Оба брата как бы дополняли друг друга: Кейстут был настоящим язычником-литовцем – храбрый, добродушный, хотя и не без некоторого коварства; Ольгерд же отличался глубокими государственными дарованиями; он умел правильно пользоваться обстоятельствами, верно намечал цели своих стремлений, выгодно заключал союзы и удачно выбирал время для приведения в исполнение своих замыслов. При этом он был крайне сдержан, осмотрителен и сохранял свои намерения в непроницаемой тайне. Так же скрытно и внезапно любил он совершать и свои военные походы. Ольгерд был человеком безусловно трезвым, что было редко в его время, и был очень склонен как к русским обычаям, так и вообще ко всему русскому, сознавая, конечно, насколько русский быт стоял неизмеримо выше варварского литовского; при этом он сам исповедовал православие, однако тайно, зная ненависть к нему со стороны литовцев, и когда трое его молодых приближенных – Кумец, Нежило и Круглец – приняли православие с именами Иоанн, Антоний и Евстафий и стали открыто его исповедовать, то Ольгерд, уступая требованию жрецов, не постыдился ввергнуть их в темницу, а потом и предать мучительной казни. Нетленные мощи этих святых мучеников почивают в настоящее время открыто в Виленском Святодуховом монастыре.

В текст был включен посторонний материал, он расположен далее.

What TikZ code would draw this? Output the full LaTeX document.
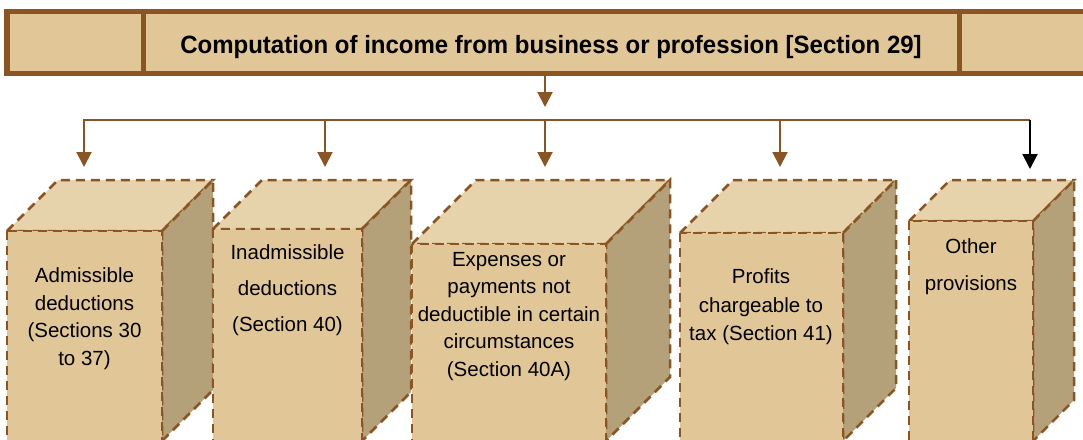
\documentclass[tikz,border=0pt]{standalone}
\usepackage{fontspec}
\setmainfont{Liberation Sans}
\newfontfamily\headfont{Liberation Sans}[FakeStretch=0.96]
\usetikzlibrary{arrows.meta}

\definecolor{boxbrown}{HTML}{8B5523}
\definecolor{boxfront}{HTML}{E1C797}
\definecolor{boxtop}{HTML}{E6D3AB}
\definecolor{boxside}{HTML}{B4A079}

\tikzset{
  face/.style={draw=boxbrown, line width=2.5pt, dash pattern=on 9pt off 6pt},
  conn/.style={draw=boxbrown, line width=2pt},
  arr/.style={conn, -{Triangle[width=15pt,length=15pt]}},
  boxtext/.style={align=center, inner sep=0pt, font=\fontsize{20.5}{27.5}\selectfont},
  widetext/.style={boxtext, font=\fontsize{20.5}{36}\selectfont},
}

\begin{document}
\begin{tikzpicture}[x=1pt, y=-1pt]
  \useasboundingbox (0,0) rectangle (1083,439);
  \clip (0,0) rectangle (1083,439);

  % heading bar
  \node[draw=boxbrown, fill=boxfront, line width=5.5pt, inner sep=0pt,
        minimum width=1088pt, minimum height=62pt] (banner) at (551,42.5) {};
  \draw[boxbrown, line width=5pt] (143,11.5) -- (143,73.5);
  \draw[boxbrown, line width=5pt] (959.5,11.5) -- (959.5,73.5);
  \node[anchor=base, inner sep=0pt, font=\headfont\fontsize{25}{29}\selectfont\bfseries] (title) at (551,53.3)
    {Computation of income from business or profession [Section 29]};

  % box 1
  \fill[boxtop, face] (7,231) -- (58,180) -- (213,180) -- (162,231) -- cycle;
  \fill[boxside, face] (162,231) -- (213,180) -- (213,390) -- (162,441) -- cycle;
  \fill[boxfront, face] (7,231) rectangle (162,441);
  % box 2
  \fill[boxtop, face] (213,229) -- (262,180) -- (411,180) -- (362,229) -- cycle;
  \fill[boxside, face] (362,229) -- (411,180) -- (411,392) -- (362,441) -- cycle;
  \fill[boxfront, face] (213,229) rectangle (362,441);
  % box 3
  \fill[boxtop, face] (412,244) -- (476,180) -- (670,180) -- (606,244) -- cycle;
  \fill[boxside, face] (606,244) -- (670,180) -- (670,377) -- (606,441) -- cycle;
  \fill[boxfront, face] (412,244) rectangle (606,441);
  % box 4
  \fill[boxtop, face] (680,233) -- (733,180) -- (896,180) -- (843,233) -- cycle;
  \fill[boxside, face] (843,233) -- (896,180) -- (896,388) -- (843,441) -- cycle;
  \fill[boxfront, face] (680,233) rectangle (843,441);
  % box 5
  \fill[boxtop, face] (909,221) -- (950,180) -- (1074,180) -- (1033,221) -- cycle;
  \fill[boxside, face] (1033,221) -- (1074,180) -- (1074,400) -- (1033,441) -- cycle;
  \fill[boxfront, face] (909,221) rectangle (1033,441);

  \node[boxtext] (admissible) at (84.5,318.7) {Admissible\\deductions\\(Sections 30\\to 37)};
  \node[widetext] (inadmissible) at (287.5,290.5) {Inadmissible\\deductions\\(Section 40)};
  \node[boxtext] (expenses) at (509,316.5) {Expenses or\\payments not\\deductible in certain\\circumstances\\(Section 40A)};
  \node[boxtext, font=\fontsize{20.5}{28.7}\selectfont] (profits) at (761,306.7) {Profits\\chargeable to\\tax (Section 41)};
  \node[widetext, font=\fontsize{20.5}{37.4}\selectfont] (other) at (971,266.7) {Other\\provisions};

  % connectors
  \coordinate (split) at (545,107);
  \coordinate (busL) at (84,120);
  \coordinate (busR) at (1030,120);
  \coordinate (t1) at (84,167);
  \coordinate (t2) at (325,167);
  \coordinate (t3) at (545,167);
  \coordinate (t4) at (780,167);
  \coordinate (t5) at (1030,169);

  \draw[arr] (banner.south -| split) -- (split);
  \draw[arr] (busR) -- (busL) -- (t1);
  \draw[arr] (t2 |- busL) -- (t2);
  \draw[arr] (t3 |- busL) -- (t3);
  \draw[arr] (t4 |- busL) -- (t4);
  \draw[arr, draw=black] (busR) -- (t5);
\end{tikzpicture}
\end{document}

В год возвращения Симеона из Орды Ольгерд внезапно подошел к Можайску, входившему во владения Москвы, но город взять не успел и ушел назад. Спустя восемь лет Ольгерд придумал новое средство осилить московского князя. Он послал своего брата в Орду, где в это время, после смерти Узбека, шли большие усобицы и ханы быстро сменялись, просить помощи против Москвы. Тогда Симеон, узнав об этом, тоже отправил в Орду своих послов, которые держали хану Чанибеку такое слово: «Князь Литовский Ольгерд твои улусы (Русскую землю) все высек и в полон вывел, а теперь и нас, твоих данников, хочет полонить и твой улус, Русскую землю, хочет до конца опустошить, и все с той мыслью, чтобы, разбогатев, подняться и на тебя».